Part of good mental health requires having people in our lives with whom we can connect, share and engage in in-depth conversations.
This is not like talks we may have with acquaintances for example. In this case the conversation is more likely to be light and often each party merely recites recent events or transmits necessary information. This is “facebook” interaction. Go for “champagne” instead of “diet soda” in your interactions.
Conversation is the “champagne.” With real conversation there is both sharing and listening. There is acknowledgement of what was shared before moving on to another subject. Statements may be made, but also questions are asked. Both participants are curious about the other. There is reduced or little expectation about what the other will say. This is because the more you know someone the more there is to know. People have depth. People change. They can and do surprise us.
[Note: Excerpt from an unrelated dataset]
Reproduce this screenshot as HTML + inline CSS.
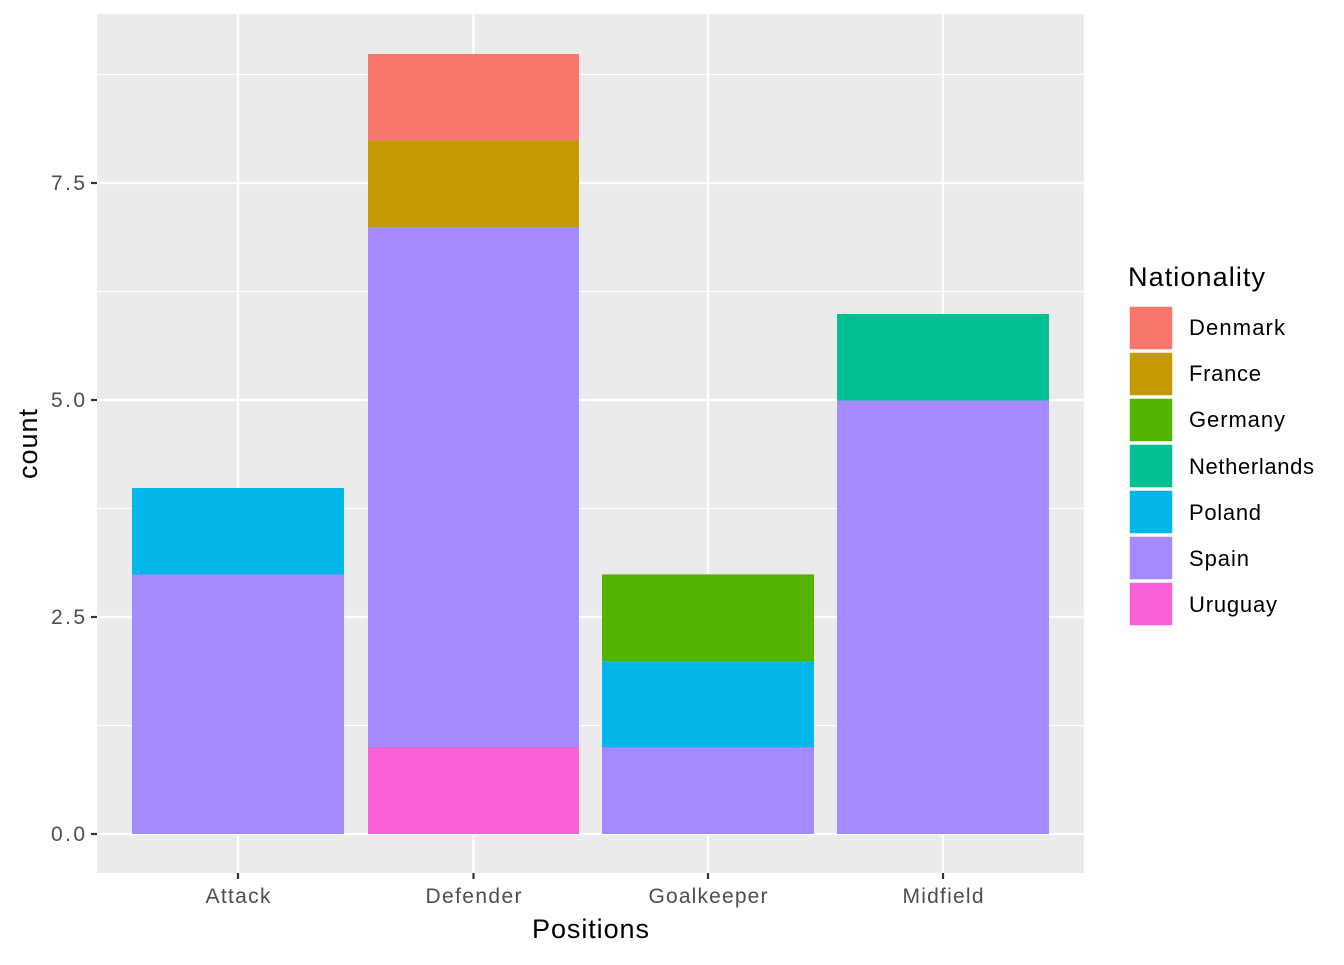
<!DOCTYPE html>
<html><head><style>body{margin:0;background:#fff}</style></head><body>
<svg width="1344" height="960" xmlns="http://www.w3.org/2000/svg" font-family="Liberation Sans, sans-serif">
<rect x="97" y="14" width="987" height="859" fill="#ebebeb"/>
<g stroke="#fff" stroke-width="1.1">
<line x1="97" x2="1084" y1="725.5" y2="725.5"/><line x1="97" x2="1084" y1="508.5" y2="508.5"/>
<line x1="97" x2="1084" y1="291.5" y2="291.5"/><line x1="97" x2="1084" y1="74.5" y2="74.5"/>
</g>
<g stroke="#fff" stroke-width="2.2">
<line x1="97" x2="1084" y1="834" y2="834"/><line x1="97" x2="1084" y1="617" y2="617"/>
<line x1="97" x2="1084" y1="400" y2="400"/><line x1="97" x2="1084" y1="183" y2="183"/>
<line x1="238" x2="238" y1="14" y2="873"/><line x1="473.5" x2="473.5" y1="14" y2="873"/>
<line x1="708" x2="708" y1="14" y2="873"/><line x1="943" x2="943" y1="14" y2="873"/>
</g>
<rect x="132" y="488" width="212" height="86.8" fill="#00b6eb"/>
<rect x="132" y="574.4" width="212" height="259.6" fill="#a58aff"/>
<rect x="368" y="54" width="211" height="86.8" fill="#f8766d"/>
<rect x="368" y="140.6" width="211" height="86.8" fill="#c49a00"/>
<rect x="368" y="227.4" width="211" height="520.8" fill="#a58aff"/>
<rect x="368" y="747.2" width="211" height="86.8" fill="#fb61d7"/>
<rect x="602" y="574.4" width="212" height="86.8" fill="#53b400"/>
<rect x="602" y="661.2" width="212" height="86.8" fill="#00b6eb"/>
<rect x="602" y="747.2" width="212" height="86.8" fill="#a58aff"/>
<rect x="837" y="314" width="212" height="86.8" fill="#00c094"/>
<rect x="837" y="400.6" width="212" height="433.4" fill="#a58aff"/>
<g stroke="#333" stroke-width="2.2">
<line x1="91" x2="97" y1="834" y2="834"/><line x1="91" x2="97" y1="617" y2="617"/>
<line x1="91" x2="97" y1="400" y2="400"/><line x1="91" x2="97" y1="183" y2="183"/>
<line x1="238" x2="238" y1="873" y2="879"/><line x1="473.5" x2="473.5" y1="873" y2="879"/>
<line x1="708" x2="708" y1="873" y2="879"/><line x1="943" x2="943" y1="873" y2="879"/>
</g>
<g font-size="21" fill="#4d4d4d" text-anchor="end">
<text x="85" y="841" textLength="34">0.0</text><text x="85" y="624" textLength="34">2.5</text><text x="85" y="407" textLength="34">5.0</text><text x="85" y="190" textLength="34">7.5</text>
</g>
<g font-size="21" fill="#4d4d4d" text-anchor="middle">
<text x="238" y="903" textLength="65">Attack</text><text x="473.5" y="903" textLength="96">Defender</text><text x="708" y="903" textLength="119">Goalkeeper</text><text x="943" y="903" textLength="81">Midfield</text>
</g>
<text x="590.5" y="938" font-size="27" text-anchor="middle" textLength="117">Positions</text>
<text transform="translate(37,444) rotate(-90)" font-size="27" text-anchor="middle" textLength="70">count</text>
<text x="1128" y="286" font-size="27" textLength="137">Nationality</text>
<g stroke="#fff" stroke-width="1.5">
<rect x="1129" y="306" width="44" height="44" fill="#f8766d"/>
<rect x="1129" y="352" width="44" height="44" fill="#c49a00"/>
<rect x="1129" y="398" width="44" height="44" fill="#53b400"/>
<rect x="1129" y="444" width="44" height="44" fill="#00c094"/>
<rect x="1129" y="490" width="44" height="44" fill="#00b6eb"/>
<rect x="1129" y="536" width="44" height="44" fill="#a58aff"/>
<rect x="1129" y="582" width="44" height="44" fill="#fb61d7"/>
</g>
<g font-size="22">
<text x="1189" y="335" textLength="96">Denmark</text><text x="1189" y="381" textLength="72">France</text><text x="1189" y="427" textLength="96">Germany</text>
<text x="1189" y="474" textLength="125">Netherlands</text><text x="1189" y="520" textLength="72">Poland</text><text x="1189" y="566" textLength="60">Spain</text><text x="1189" y="612" textLength="88">Uruguay</text>
</g>
</svg>
</body></html>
God speaks to us through the thoughtful voice of others in our lives. How can we know when God is speaking? Consider the fruits. Did it surprise you? Does it bring out the best in you? Did it stretch you beyond your comfort zone? Those are cues that the Spirit is at work. God is in relationships.
Mature personal growth and development requires people in our lives whom we trust and with whom we can have thoughtful conversations. We need to share. We need to feel heard. We need to listen and remember.
Limit or eliminate relationships that don’t do this. Especially minimize relationships where you aren’t heard, the talk is negative or only one-way. Interactions like these sap your energy and joy. Over time they are soul-killing.
Instead, fill your life with fabulous. Build relationships into your life that engage you in deeper conversation. It’s mutual. It’s memorable. It’s enriching, energizing and life-changing.